Here’s a piece talking about both the importance and practice of building community at a hackerspace or makerspace. From MAKE:
Occasionally, I’ll visit a frustrated makerspace. “We have a space. We have tools. Where are the members?” They describe how they’ve put energy into the physical aspects of the space and say nothing about the community building aspects. To this I typically reply that a makerspace without a community is a soulless place. Without a soul there’s little passion and therefore little stickiness for prospective members. It’s not easy to create community but it’s an important theme to develop. One way to do this is to tap into existing community. Below are some techniques we’ve used at Nova Labs.
Most cities have interest groups of many types. As a simple test, go to Meetup.com and do a search for what exists in your community. You may find several groups with maker instincts: woodworking, robotics, PHP coding, etc. On Meetup.com alone, the variety in major metropolitan areas is staggering. Identify a few and get to know them. By doing only this, you can discover mutually beneficial opportunity to nurture community.

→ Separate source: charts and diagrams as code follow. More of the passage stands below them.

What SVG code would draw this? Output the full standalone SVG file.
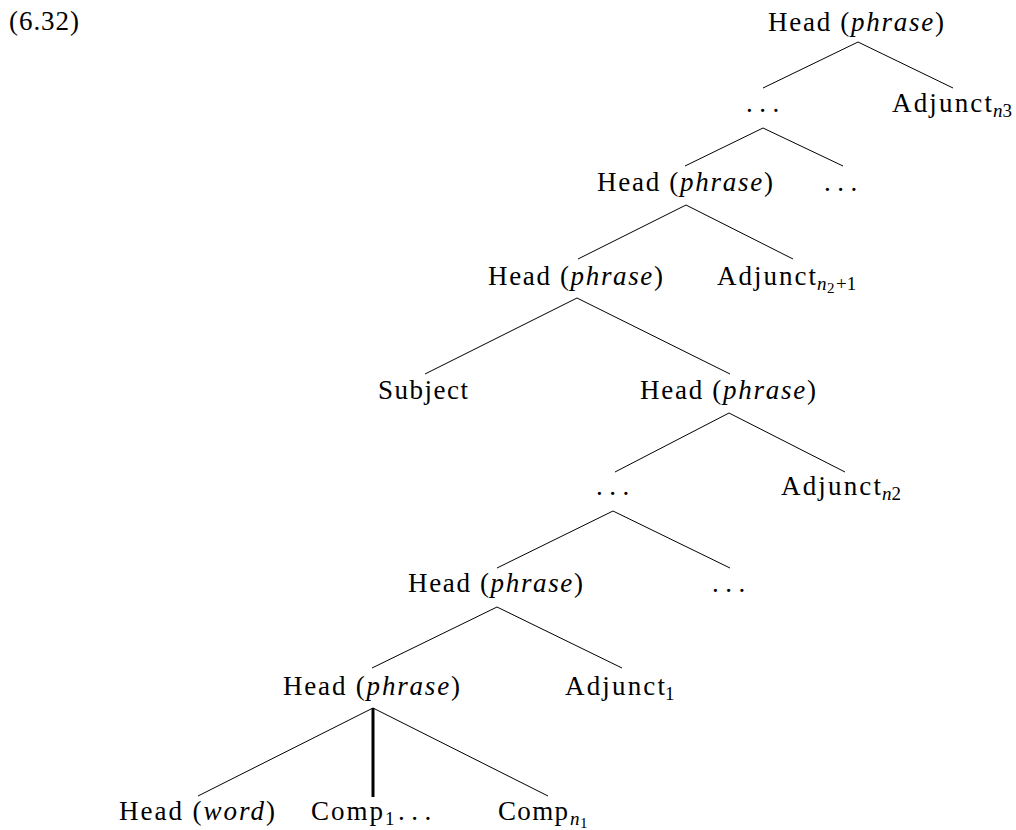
<svg xmlns="http://www.w3.org/2000/svg" width="1016" height="830" viewBox="0 0 1016 830">
<style>
text{font-family:"Liberation Serif","Times New Roman",serif;font-size:27px;fill:#000}
.it{font-style:italic}
.sub{font-size:19px}
.subsub{font-size:15px}
.dots{letter-spacing:6.5px}
.edge{stroke:#000;stroke-width:1;fill:none}
.thick{stroke:#000;stroke-width:3;fill:none}
</style>
<rect width="1016" height="830" fill="#fff"/>
<g id="connectors">
<path class="edge" d="M858,42 L763,88 M858,42 L953,88"/>
<path class="edge" d="M763,128 L685,166 M763,128 L843,166"/>
<path class="edge" d="M686,205 L578,259 M686,205 L793,259"/>
<path class="edge" d="M577,298 L425,374 M577,298 L730,374"/>
<path class="edge" d="M729,413 L615,472 M729,413 L845,472"/>
<path class="edge" d="M613,511 L497,568 M613,511 L730,568"/>
<path class="edge" d="M497,607 L372,668 M497,607 L622,668"/>
<path class="edge" d="M373,708 L198,796 M373,708 L548,796"/>
<path class="thick" d="M373,708 L373,797"/>
</g>
<g id="label-num"><text x="9" y="30" textLength="70">(6.32)</text></g>
<g id="n1"><text x="768" y="31" textLength="176">Head (<tspan class="it">phrase</tspan>)</text></g>
<g id="n2"><text class="dots" x="746" y="112">...</text></g>
<g id="n3"><text x="892" y="112" textLength="100">Adjunct</text><text class="sub" x="993" y="117"><tspan class="it">n</tspan>3</text></g>
<g id="n4"><text x="597" y="191" textLength="176">Head (<tspan class="it">phrase</tspan>)</text></g>
<g id="n5"><text class="dots" x="824" y="191">...</text></g>
<g id="n6"><text x="488" y="285" textLength="175">Head (<tspan class="it">phrase</tspan>)</text></g>
<g id="n7"><text x="717" y="285" textLength="99">Adjunct</text><text class="sub it" x="817" y="290">n</text><text class="subsub" x="827" y="293">2</text><text class="sub" x="836" y="290">+1</text></g>
<g id="n8"><text x="378" y="399" textLength="90">Subject</text></g>
<g id="n9"><text x="640" y="399" textLength="176">Head (<tspan class="it">phrase</tspan>)</text></g>
<g id="n10"><text class="dots" x="596" y="495">...</text></g>
<g id="n11"><text x="781" y="495" textLength="100">Adjunct</text><text class="sub" x="882" y="500"><tspan class="it">n</tspan>2</text></g>
<g id="n12"><text x="408" y="592" textLength="175">Head (<tspan class="it">phrase</tspan>)</text></g>
<g id="n13"><text class="dots" x="712" y="592">...</text></g>
<g id="n14"><text x="283" y="695" textLength="177">Head (<tspan class="it">phrase</tspan>)</text></g>
<g id="n15"><text x="565" y="695" textLength="100">Adjunct</text><text class="sub" x="665" y="700">1</text></g>
<g id="n16"><text x="119" y="820" textLength="156">Head (<tspan class="it">word</tspan>)</text></g>
<g id="n17"><text x="311" y="820" textLength="72">Comp</text><text class="sub" x="385" y="825">1</text><text class="dots" x="398" y="820">...</text></g>
<g id="n18"><text x="498" y="820" textLength="70">Comp</text><text class="sub it" x="570" y="825">n</text><text class="subsub" x="580" y="828">1</text></g>
</svg>
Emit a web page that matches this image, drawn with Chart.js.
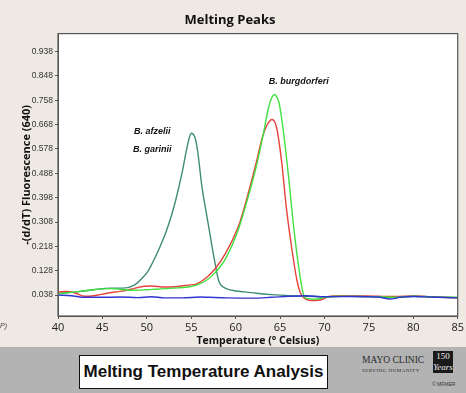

Our makerspace was actually founded with one such group at its core: Northern Virginia RepRap Group. NovaRRG is a hub of 3D printing enthusiasts and experts who meet regularly and build Prusa 3D printers. As time has gone by, we’ve reached out to the DC/MD/VA Robotics and Automation Group because our robotics enthusiasts were champing at the bit to do things. It turned out the group needed a space to meet regularly so we offered our conference room and several collaborations have resulted. We also connected with the DC Area Drone User Group because, heck, we wanted to fly drones! Leveraging Nova Labs’ space, resources, and 3D printer group build expertise we collaborated on a kit build with great success. In each case, we’ve been careful to work together for mutual benefit so both communities continue to want to work together.